---- DATASET SECTION

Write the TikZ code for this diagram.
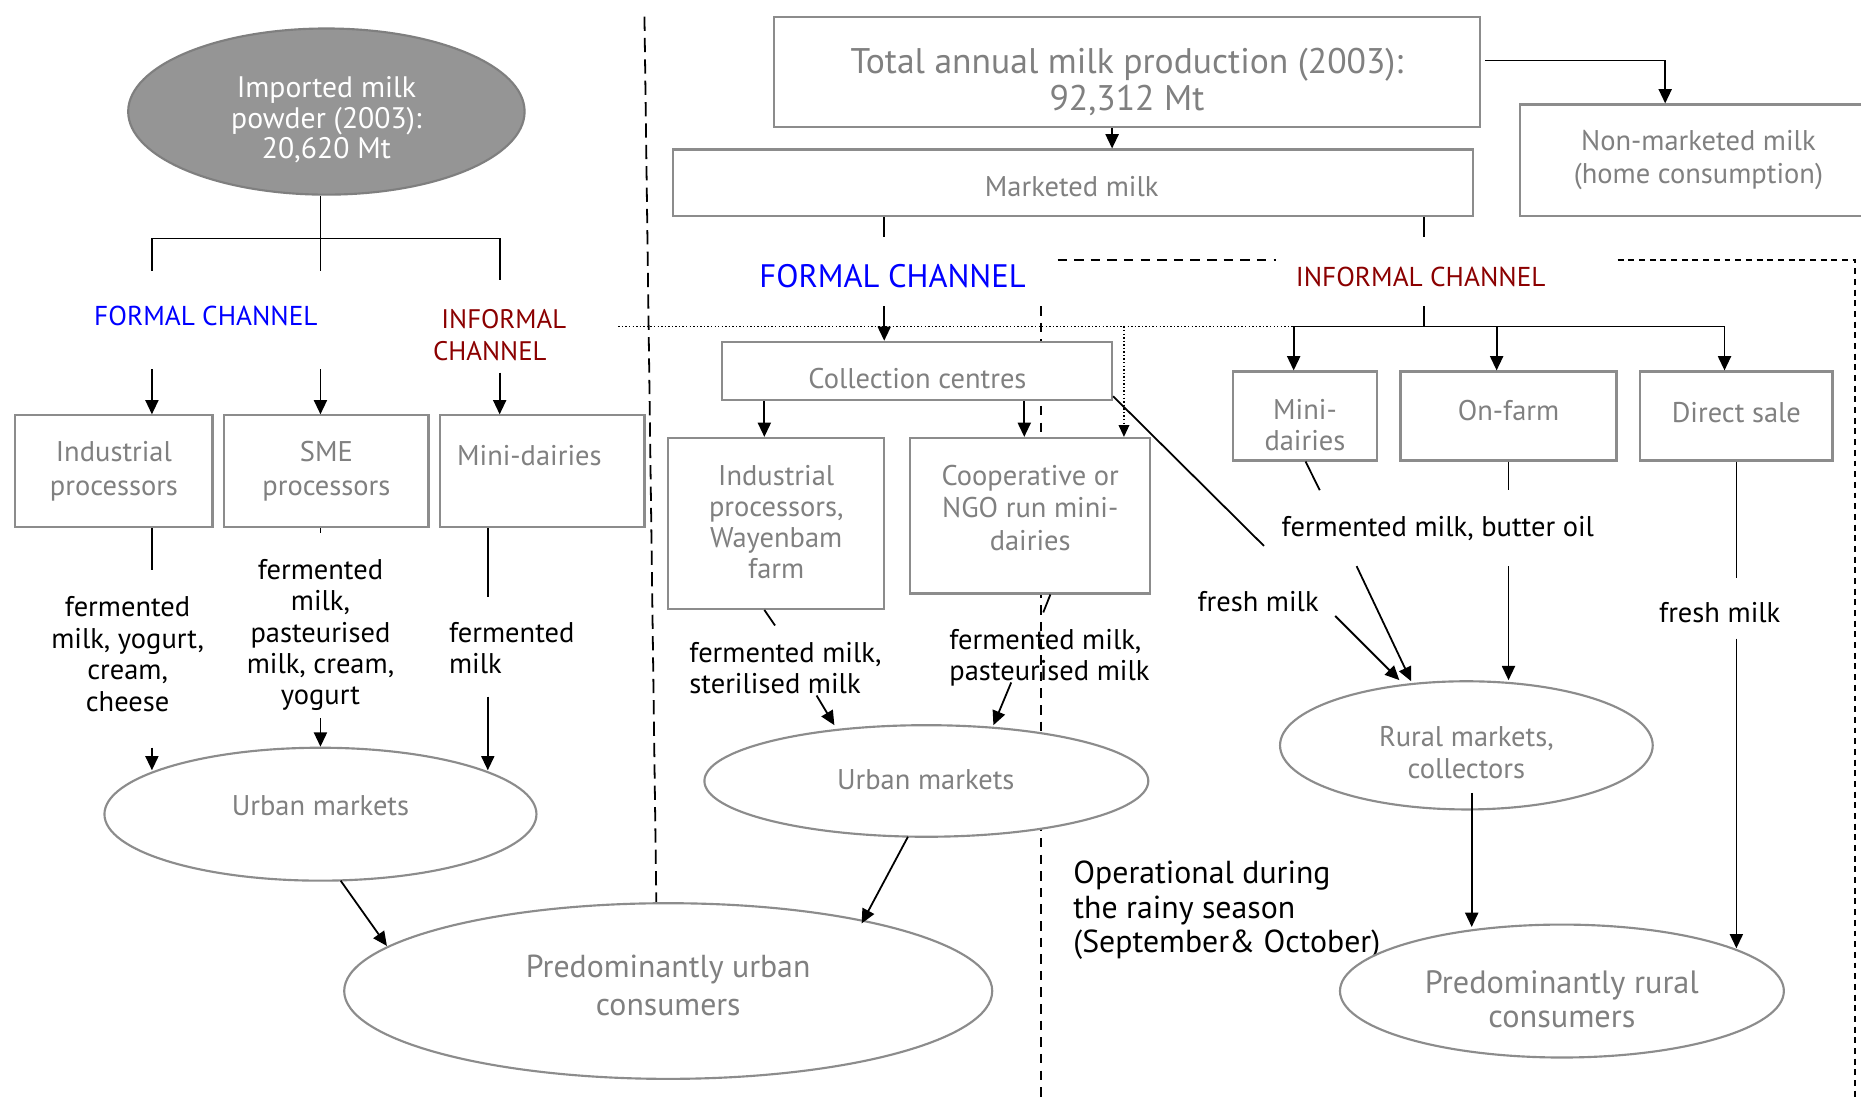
\documentclass[tikz,border=0pt]{standalone}
\usepackage{fontspec}
\setmainfont{PT Sans}
\usetikzlibrary{shapes.geometric,arrows.meta}
\definecolor{gtext}{HTML}{808080}
\definecolor{gline}{HTML}{8C8C8C}
\definecolor{gfill}{HTML}{959595}
\definecolor{gdark}{HTML}{7F7F7F}
\definecolor{fblue}{HTML}{0000FF}
\definecolor{fred}{HTML}{8B0000}
\begin{document}
\begin{tikzpicture}[x=0.5pt,y=-0.5pt,
  box/.style={draw=gline,line width=0.9pt,fill=white,rectangle,inner sep=0pt},
  ell/.style={draw=gline,line width=0.9pt,fill=white,ellipse,inner sep=0pt},
  gt/.style={text=gtext,align=center,inner sep=0pt,font=\fontsize{12}{14}\selectfont},
  lbl/.style={text=black,align=center,inner sep=0pt,font=\fontsize{12}{13.25}\selectfont},
  arr/.style={-{Triangle[length=6pt,width=5.5pt]},line width=0.75pt},
  ln/.style={line width=0.75pt},
  dsh/.style={line width=0.75pt,dash pattern=on 6pt off 3pt},
  dsh2/.style={line width=0.75pt,dash pattern=on 4pt off 3pt},
  dsh3/.style={line width=0.75pt,dash pattern=on 2.5pt off 2pt},
  dtt/.style={line width=0.6pt,dash pattern=on 0.6pt off 0.9pt}
]
\useasboundingbox (0,0) rectangle (1568,927);
\clip (0,0) rectangle (1568,927);
\fill[white] (0,0) rectangle (1568,927);

% ---- separators (behind the shapes)
\draw[dsh] (543,14) -- (553,760);
\draw[dsh2] (877,258) -- (877,927);
\draw[dsh2] (891,219) -- (1075,219);
\draw[dsh3] (1363,219) -- (1563,219) -- (1563,927);
\draw[dtt] (521,275) -- (1090,275);

% ---- left part
\node[ell,fill=gfill,draw=gdark,minimum width=167pt,minimum height=70pt] (imp) at (275,94) {};
\node[align=center,inner sep=0pt,text=white,font=\fontsize{12.5}{12.75}\selectfont] (impt) at (275,101) {Imported milk\\powder (2003):\\20,620 Mt};

\node[text=fblue,inner sep=0pt,font=\fontsize{11.5}{13.5}\selectfont] (fc1) at (173.5,266) {FORMAL CHANNEL};
\node[text=fred,align=left,inner sep=0pt,font=\fontsize{11.3}{13.5}\selectfont] (ic1) at (421,282) {\hspace{3.5pt}INFORMAL\\CHANNEL};

\node[box,minimum width=83pt,minimum height=47pt] (ind1) at (96,397) {};
\node[gt] (ind1t) at (96,397) {Industrial\\processors};
\node[box,minimum width=86pt,minimum height=47pt] (sme) at (275,397) {};
\node[gt] (smet) at (275,397) {SME\\processors};
\node[box,minimum width=86pt,minimum height=47pt] (mdl) at (457,397) {};
\node[gt] (mdlt) at (446,384) {Mini-dairies};

\node[lbl] (l1) at (107.5,551) {fermented\\milk, yogurt,\\cream,\\cheese};
\node[lbl] (l2) at (270,535) {fermented\\milk,\\pasteurised\\milk, cream,\\yogurt};
\node[lbl,anchor=west,align=left] (l3) at (378,546) {fermented\\milk};

\node[ell,minimum width=182pt,minimum height=56pt] (um1) at (270,686) {};
\node[gt] (um1t) at (270,679) {Urban markets};
\node[ell,minimum width=273pt,minimum height=74pt] (puc) at (563,835) {};
\node[gt,font=\fontsize{13.4}{16}\selectfont] (puct) at (563,830) {Predominantly urban\\consumers};

% left connectors
\draw[ln] (imp.south -| 270,0) -- (270,201);
\draw[ln] (128,228) -- (128,201) -- (421,201) -- (421,236);
\draw[ln] (270,201) -- (270,228);
\draw[arr] (128,311) -- (ind1.north -| 128,0);
\draw[arr] (270,311) -- (sme.north -| 270,0);
\draw[arr] (421,314) -- (mdl.north -| 421,0);
\draw[ln] (ind1.south -| 128,0) -- (128,480);
\draw[arr] (128,630) -- (128,649);
\draw[ln] (sme.south -| 270,0) -- (270,449);
\draw[arr] (270,605) -- (um1.north -| 270,0);
\draw[ln] (mdl.south -| 411,0) -- (411,503);
\draw[arr] (411,587) -- (411,649);
\draw[arr] (287,742) -- (326,797);

% ---- middle part
\node[box,minimum width=297.5pt,minimum height=46.5pt] (tot) at (949.5,60.5) {};
\node[gt,font=\fontsize{15}{15.5}\selectfont] (tott) at (949.5,69) {Total annual milk production (2003):\\92,312 Mt};
\node[box,minimum width=337pt,minimum height=28pt] (mkt) at (904,154) {};
\node[gt] (mktt) at (903,157) {Marketed milk};
\node[box,minimum width=150pt,minimum height=47pt] (nonm) at (1431,135) {};
\node[gt] (nonmt) at (1431,135) {Non-marketed milk\\(home consumption)};

\node[text=fblue,inner sep=0pt,font=\fontsize{13.7}{15}\selectfont] (fc2) at (752,233) {FORMAL CHANNEL};
\node[text=fred,inner sep=0pt,font=\fontsize{11.5}{13}\selectfont] (ic2) at (1197,233) {INFORMAL CHANNEL};

\node[box,minimum width=164.5pt,minimum height=24.5pt] (coll) at (772.5,312.5) {};
\node[gt] (collt) at (773,319) {Collection centres};
\node[box,minimum width=91pt,minimum height=72pt] (ind2) at (654,441) {};
\node[gt,font=\fontsize{12}{13}\selectfont] (ind2t) at (654,440) {Industrial\\processors,\\Wayenbam\\farm};
\node[box,minimum width=101pt,minimum height=65.5pt] (coop) at (868,434.5) {};
\node[gt,font=\fontsize{12}{13.5}\selectfont] (coopt) at (868,428) {Cooperative or\\NGO run mini-\\dairies};

\node[lbl,anchor=west,align=left] (l4) at (580.5,563) {fermented milk,\\sterilised milk};
\node[lbl,anchor=west,align=left] (l5) at (799.5,554) {fermented milk,\\pasteurised milk};

\node[ell,minimum width=187pt,minimum height=47pt] (um2) at (780.5,658) {};
\node[gt] (um2t) at (780,657) {Urban markets};

\node[lbl,anchor=west,align=left,font=\fontsize{13.4}{14.5}\selectfont] (oper) at (904,767) {Operational during\\the rainy season\\(September\& October)};

% middle connectors
\draw[arr] (tot.south -| 937,0) -- (mkt.north -| 937,0);
\draw[arr] (1251,51) -- (1403,51) -- (nonm.north -| 1403,0);
\draw[ln] (mkt.south -| 745,0) -- (745,200);
\draw[arr] (745,258) -- (coll.north -| 745,0);
\draw[arr] (coll.south -| 644,0) -- (ind2.north -| 644,0);
\draw[arr] (coll.south -| 863,0) -- (coop.north -| 863,0);
\draw[dtt,-{Triangle[length=5pt,width=4.5pt]}] (947,275) -- (coop.north -| 947,0);
\draw[ln] (coll.south east) ++(0,-4) -- (1065,460);
\draw[ln] (ind2.south -| 644,0) -- (653,527);
\draw[arr] (688,586) -- (703,611);
\draw[ln] (coop.south -| 885,0) -- (879,516);
\draw[arr] (852,575) -- (837,611);
\draw[arr] (765,705) -- (726,778);

% ---- right part
\node[box,minimum width=60.5pt,minimum height=37.5pt] (mdr) at (1099.5,350.5) {};
\node[gt,font=\fontsize{12}{13}\selectfont] (mdrt) at (1099.5,358) {Mini-\\dairies};
\node[box,minimum width=91pt,minimum height=37.5pt] (onf) at (1271,350.5) {};
\node[gt] (onft) at (1271,346) {On-farm};
\node[box,minimum width=81pt,minimum height=37.5pt] (dir) at (1463,350.5) {};
\node[gt] (dirt) at (1463,348) {Direct sale};

\node[lbl] (l6) at (1211.5,445) {fermented milk, butter oil};
\node[lbl] (l7) at (1060,507) {fresh milk};
\node[lbl] (l8) at (1449,516.5) {fresh milk};

\node[ell,minimum width=157pt,minimum height=54pt] (rm) at (1235.5,628) {};
\node[gt,font=\fontsize{12}{13.5}\selectfont] (rmt) at (1235.5,634) {Rural markets,\\collectors};
\node[ell,minimum width=187pt,minimum height=56pt] (prc) at (1316,835) {};
\node[gt,font=\fontsize{13.6}{14}\selectfont] (prct) at (1316,842) {Predominantly rural\\consumers};

% right connectors
\draw[ln] (mkt.south -| 1200,0) -- (1200,200);
\draw[ln] (1200,258) -- (1200,275);
\draw[ln] (1090,275) -- (1453,275);
\draw[arr] (1090,275) -- (mdr.north -| 1090,0);
\draw[arr] (1261,275) -- (onf.north -| 1261,0);
\draw[arr] (1453,275) -- (dir.north -| 1453,0);
\draw[ln] (mdr.south -| 1100,0) -- (1112,413);
\draw[ln] (onf.south -| 1271,0) -- (1271,413);
\draw[ln] (dir.south -| 1463,0) -- (1463,487);
\draw[arr] (1143,477) -- (1189,574);
\draw[arr] (1125,519) -- (1179,573);
\draw[arr] (1271,477) -- (rm.north -| 1271,0);
\draw[arr] (1463,538) -- (1463,799);
\draw[arr] (1240,668) -- (1240,781);
\end{tikzpicture}
\end{document}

--------

** TASK DETAILS **
Without any pictures, reproduce the lines from the first one in the material through the line that has "(mdlt) at (446,384)", exactly as they appear.

** ANSWER **
Write the TikZ code for this diagram.
\documentclass[tikz,border=0pt]{standalone}
\usepackage{fontspec}
\setmainfont{PT Sans}
\usetikzlibrary{shapes.geometric,arrows.meta}
\definecolor{gtext}{HTML}{808080}
\definecolor{gline}{HTML}{8C8C8C}
\definecolor{gfill}{HTML}{959595}
\definecolor{gdark}{HTML}{7F7F7F}
\definecolor{fblue}{HTML}{0000FF}
\definecolor{fred}{HTML}{8B0000}
\begin{document}
\begin{tikzpicture}[x=0.5pt,y=-0.5pt,
  box/.style={draw=gline,line width=0.9pt,fill=white,rectangle,inner sep=0pt},
  ell/.style={draw=gline,line width=0.9pt,fill=white,ellipse,inner sep=0pt},
  gt/.style={text=gtext,align=center,inner sep=0pt,font=\fontsize{12}{14}\selectfont},
  lbl/.style={text=black,align=center,inner sep=0pt,font=\fontsize{12}{13.25}\selectfont},
  arr/.style={-{Triangle[length=6pt,width=5.5pt]},line width=0.75pt},
  ln/.style={line width=0.75pt},
  dsh/.style={line width=0.75pt,dash pattern=on 6pt off 3pt},
  dsh2/.style={line width=0.75pt,dash pattern=on 4pt off 3pt},
  dsh3/.style={line width=0.75pt,dash pattern=on 2.5pt off 2pt},
  dtt/.style={line width=0.6pt,dash pattern=on 0.6pt off 0.9pt}
]
\useasboundingbox (0,0) rectangle (1568,927);
\clip (0,0) rectangle (1568,927);
\fill[white] (0,0) rectangle (1568,927);

% ---- separators (behind the shapes)
\draw[dsh] (543,14) -- (553,760);
\draw[dsh2] (877,258) -- (877,927);
\draw[dsh2] (891,219) -- (1075,219);
\draw[dsh3] (1363,219) -- (1563,219) -- (1563,927);
\draw[dtt] (521,275) -- (1090,275);

% ---- left part
\node[ell,fill=gfill,draw=gdark,minimum width=167pt,minimum height=70pt] (imp) at (275,94) {};
\node[align=center,inner sep=0pt,text=white,font=\fontsize{12.5}{12.75}\selectfont] (impt) at (275,101) {Imported milk\\powder (2003):\\20,620 Mt};

\node[text=fblue,inner sep=0pt,font=\fontsize{11.5}{13.5}\selectfont] (fc1) at (173.5,266) {FORMAL CHANNEL};
\node[text=fred,align=left,inner sep=0pt,font=\fontsize{11.3}{13.5}\selectfont] (ic1) at (421,282) {\hspace{3.5pt}INFORMAL\\CHANNEL};

\node[box,minimum width=83pt,minimum height=47pt] (ind1) at (96,397) {};
\node[gt] (ind1t) at (96,397) {Industrial\\processors};
\node[box,minimum width=86pt,minimum height=47pt] (sme) at (275,397) {};
\node[gt] (smet) at (275,397) {SME\\processors};
\node[box,minimum width=86pt,minimum height=47pt] (mdl) at (457,397) {};
\node[gt] (mdlt) at (446,384) {Mini-dairies};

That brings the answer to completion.